On Dec. 1, president-elect Trump announced he'd made a deal with air-conditioning manufacturer Carrier to keep 800 jobs in Indiana (which happens to be where Trump's vice president-elect Mike Pence is governor) rather than outsourcing them to Mexico.
Palin, former governor of Alaska, wrote an article for Young Conservatives showing her disapproval of the Carrier deal. She argued that politicians choosing which companies receive government support is a sign of "corruption." Palin added that "when government steps in arbitrarily with individual subsidies, favoring one business over others, it sets inconsistent, unfair, illogical precedent."
It's a strong criticism from someone who made a long, long speech endorsing Trump back when he was on the campaign trail. The criticism is also surprising because Trump may be considering putting Palin in charge of the Department of Veterans Affairs, which Trump has promised to completely overhaul.
But so far, Trump hasn't mentioned anything about Palin's criticism of his deal with Carrier, or against Palin herself (probably because he's too busy tweeting about Saturday Night Live). Romper reached out to both Trump and Palin; neither returned the requests for comment.
Despite the criticism, I don't think Trump would completely write-off Palin, who has been one of his biggest supporters. The reason why? Because Trump has managed to mend fences with one of his biggest critics: Mitt Romney.

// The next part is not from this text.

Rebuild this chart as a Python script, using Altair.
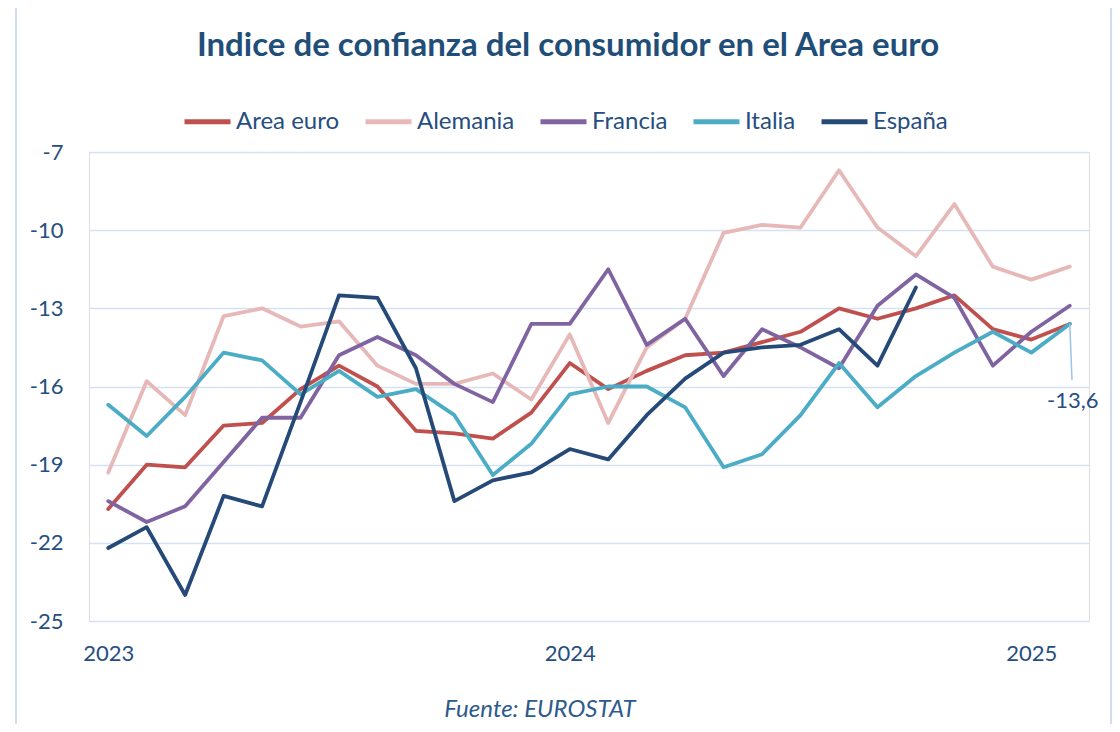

During the campaign, Romney famously went against Donald Trump, calling him a "phony" and a "fraud." And yet, recently Trump was considering Mitt Romney as a candidate for secretary of state. And even though the Boston Herald reported that Romney is no longer under consideration for the role, GOP strategist Ryan Williams said that Romney will likely be an advisor to the president-elect.
Whether or not he becomes a member of the Trump administration, he has worked to mend fences and re-establish ties with the president-elect. He’ll be someone that President Trump can call if he needs advice or counsel.

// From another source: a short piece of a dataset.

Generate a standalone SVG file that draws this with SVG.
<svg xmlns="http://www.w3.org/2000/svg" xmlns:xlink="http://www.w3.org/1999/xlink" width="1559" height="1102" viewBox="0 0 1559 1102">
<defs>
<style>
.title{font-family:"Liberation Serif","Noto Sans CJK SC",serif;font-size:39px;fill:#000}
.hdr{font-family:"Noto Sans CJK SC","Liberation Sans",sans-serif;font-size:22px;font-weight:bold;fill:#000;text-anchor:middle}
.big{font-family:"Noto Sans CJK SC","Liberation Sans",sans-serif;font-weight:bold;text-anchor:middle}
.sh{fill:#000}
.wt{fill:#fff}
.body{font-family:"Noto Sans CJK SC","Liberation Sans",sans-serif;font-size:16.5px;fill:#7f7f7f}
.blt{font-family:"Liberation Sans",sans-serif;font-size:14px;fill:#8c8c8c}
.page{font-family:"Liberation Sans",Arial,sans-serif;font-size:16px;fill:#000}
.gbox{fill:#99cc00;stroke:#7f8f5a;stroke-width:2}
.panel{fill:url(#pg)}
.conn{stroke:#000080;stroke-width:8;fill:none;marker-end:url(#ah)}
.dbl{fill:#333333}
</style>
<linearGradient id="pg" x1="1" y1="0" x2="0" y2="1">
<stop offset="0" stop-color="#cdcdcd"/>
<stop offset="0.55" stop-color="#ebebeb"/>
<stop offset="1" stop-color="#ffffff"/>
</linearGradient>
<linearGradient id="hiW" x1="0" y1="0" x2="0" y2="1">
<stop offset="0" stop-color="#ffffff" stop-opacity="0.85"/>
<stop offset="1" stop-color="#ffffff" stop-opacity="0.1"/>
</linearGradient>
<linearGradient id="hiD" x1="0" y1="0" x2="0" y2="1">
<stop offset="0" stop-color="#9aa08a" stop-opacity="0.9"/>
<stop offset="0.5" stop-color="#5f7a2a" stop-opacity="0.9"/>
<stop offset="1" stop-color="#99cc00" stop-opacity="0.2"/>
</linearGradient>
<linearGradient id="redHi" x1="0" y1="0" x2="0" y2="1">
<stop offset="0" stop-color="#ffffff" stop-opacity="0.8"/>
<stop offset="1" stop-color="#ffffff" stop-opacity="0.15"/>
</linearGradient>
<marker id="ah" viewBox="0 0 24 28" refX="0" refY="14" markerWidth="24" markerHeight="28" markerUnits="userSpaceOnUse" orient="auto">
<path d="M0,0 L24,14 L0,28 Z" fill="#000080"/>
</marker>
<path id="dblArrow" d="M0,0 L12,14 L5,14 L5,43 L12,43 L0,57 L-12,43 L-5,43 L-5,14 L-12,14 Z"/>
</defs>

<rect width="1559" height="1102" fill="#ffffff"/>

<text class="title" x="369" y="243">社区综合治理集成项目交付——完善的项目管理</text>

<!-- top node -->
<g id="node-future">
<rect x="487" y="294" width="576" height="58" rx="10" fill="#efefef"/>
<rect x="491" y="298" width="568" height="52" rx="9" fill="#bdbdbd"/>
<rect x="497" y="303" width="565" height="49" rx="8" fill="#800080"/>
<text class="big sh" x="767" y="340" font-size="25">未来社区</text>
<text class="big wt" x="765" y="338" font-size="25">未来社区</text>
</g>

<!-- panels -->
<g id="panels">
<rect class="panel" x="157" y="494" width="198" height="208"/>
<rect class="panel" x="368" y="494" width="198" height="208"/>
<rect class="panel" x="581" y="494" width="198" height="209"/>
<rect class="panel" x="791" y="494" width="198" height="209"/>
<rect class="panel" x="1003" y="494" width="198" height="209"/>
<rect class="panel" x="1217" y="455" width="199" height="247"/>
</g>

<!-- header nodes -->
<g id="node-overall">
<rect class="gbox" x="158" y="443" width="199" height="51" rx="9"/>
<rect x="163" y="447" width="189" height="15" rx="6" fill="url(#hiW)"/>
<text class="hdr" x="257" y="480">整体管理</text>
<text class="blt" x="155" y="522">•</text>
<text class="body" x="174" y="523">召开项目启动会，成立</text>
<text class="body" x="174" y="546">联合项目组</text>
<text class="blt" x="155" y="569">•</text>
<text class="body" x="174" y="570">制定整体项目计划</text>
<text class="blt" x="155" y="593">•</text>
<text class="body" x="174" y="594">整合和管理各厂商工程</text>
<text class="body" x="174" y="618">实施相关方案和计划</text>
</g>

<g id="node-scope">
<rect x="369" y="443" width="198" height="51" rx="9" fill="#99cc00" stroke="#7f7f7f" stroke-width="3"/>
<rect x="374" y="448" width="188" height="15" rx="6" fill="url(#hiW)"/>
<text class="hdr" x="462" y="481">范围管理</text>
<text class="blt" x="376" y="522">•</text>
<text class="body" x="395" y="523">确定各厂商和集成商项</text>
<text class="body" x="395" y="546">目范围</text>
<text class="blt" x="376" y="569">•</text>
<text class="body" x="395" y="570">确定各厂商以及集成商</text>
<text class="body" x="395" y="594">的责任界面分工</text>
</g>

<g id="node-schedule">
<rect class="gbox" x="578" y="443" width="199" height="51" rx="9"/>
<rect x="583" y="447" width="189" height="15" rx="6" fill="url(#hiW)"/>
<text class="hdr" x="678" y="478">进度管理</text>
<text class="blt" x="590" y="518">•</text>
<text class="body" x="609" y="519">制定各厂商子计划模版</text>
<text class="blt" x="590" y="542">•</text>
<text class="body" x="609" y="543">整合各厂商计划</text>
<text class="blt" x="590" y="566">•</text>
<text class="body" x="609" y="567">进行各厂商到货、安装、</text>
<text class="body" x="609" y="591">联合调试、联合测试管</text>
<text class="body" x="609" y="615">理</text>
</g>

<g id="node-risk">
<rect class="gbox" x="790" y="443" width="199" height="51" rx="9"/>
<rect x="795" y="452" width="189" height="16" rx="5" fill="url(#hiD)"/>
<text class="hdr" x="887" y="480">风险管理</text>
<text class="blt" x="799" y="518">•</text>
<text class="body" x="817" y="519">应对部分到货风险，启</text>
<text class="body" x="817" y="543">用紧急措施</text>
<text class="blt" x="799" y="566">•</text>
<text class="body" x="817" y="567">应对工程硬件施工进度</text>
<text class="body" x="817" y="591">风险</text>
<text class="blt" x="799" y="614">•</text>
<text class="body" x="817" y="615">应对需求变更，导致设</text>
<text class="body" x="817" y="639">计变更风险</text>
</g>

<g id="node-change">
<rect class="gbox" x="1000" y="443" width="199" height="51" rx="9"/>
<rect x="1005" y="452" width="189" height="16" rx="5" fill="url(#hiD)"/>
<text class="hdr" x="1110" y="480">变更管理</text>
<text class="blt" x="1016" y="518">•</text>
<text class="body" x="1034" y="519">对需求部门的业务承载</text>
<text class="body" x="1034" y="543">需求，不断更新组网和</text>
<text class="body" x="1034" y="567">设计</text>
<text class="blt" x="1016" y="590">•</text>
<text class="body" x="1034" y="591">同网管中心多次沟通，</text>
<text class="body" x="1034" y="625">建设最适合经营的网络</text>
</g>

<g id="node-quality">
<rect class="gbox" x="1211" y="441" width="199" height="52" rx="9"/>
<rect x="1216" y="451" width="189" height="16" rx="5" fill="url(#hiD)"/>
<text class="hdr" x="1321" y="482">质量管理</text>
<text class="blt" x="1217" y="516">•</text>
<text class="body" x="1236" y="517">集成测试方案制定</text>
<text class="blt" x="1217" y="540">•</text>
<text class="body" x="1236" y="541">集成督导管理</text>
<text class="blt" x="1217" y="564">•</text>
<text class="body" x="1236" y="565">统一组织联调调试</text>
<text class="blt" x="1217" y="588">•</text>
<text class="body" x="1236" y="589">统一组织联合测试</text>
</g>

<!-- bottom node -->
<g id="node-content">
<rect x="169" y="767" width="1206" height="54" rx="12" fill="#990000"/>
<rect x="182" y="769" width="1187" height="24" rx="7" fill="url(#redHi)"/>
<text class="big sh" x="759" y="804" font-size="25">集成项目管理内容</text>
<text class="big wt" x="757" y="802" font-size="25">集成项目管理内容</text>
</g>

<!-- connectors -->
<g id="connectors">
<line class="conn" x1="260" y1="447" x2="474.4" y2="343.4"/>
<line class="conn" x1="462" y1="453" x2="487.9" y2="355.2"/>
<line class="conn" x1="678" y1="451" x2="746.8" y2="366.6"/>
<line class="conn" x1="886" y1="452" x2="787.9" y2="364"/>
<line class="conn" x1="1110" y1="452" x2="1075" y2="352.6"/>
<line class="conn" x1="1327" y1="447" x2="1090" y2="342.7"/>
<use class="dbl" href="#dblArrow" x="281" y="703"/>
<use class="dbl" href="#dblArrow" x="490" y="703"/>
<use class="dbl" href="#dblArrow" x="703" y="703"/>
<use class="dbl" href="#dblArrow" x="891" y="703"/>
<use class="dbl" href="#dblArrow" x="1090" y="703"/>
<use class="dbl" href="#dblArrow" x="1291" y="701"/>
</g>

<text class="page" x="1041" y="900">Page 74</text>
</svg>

Trump offered kind words for Romney after they shared a dinner together in late November. “Don’t forget I hit Mitt pretty hard also, I mean, before the fact so I understand how it all works,” Trump said in an interview with Fox News. “He’s been very, very nice.”
So if Trump can mend fences with Romney, I'm sure his relationship with Palin hasn't soured too much, if at all. After all, Palin and Trump have been friends for years. And Palin has gone right back to expressing support for Trump and what his future presidency will mean for the country:
And if Palin doesn't get chosen for the Department of Veterans Affairs, it may have more to do with her lack of experience for the role than for her critical comments.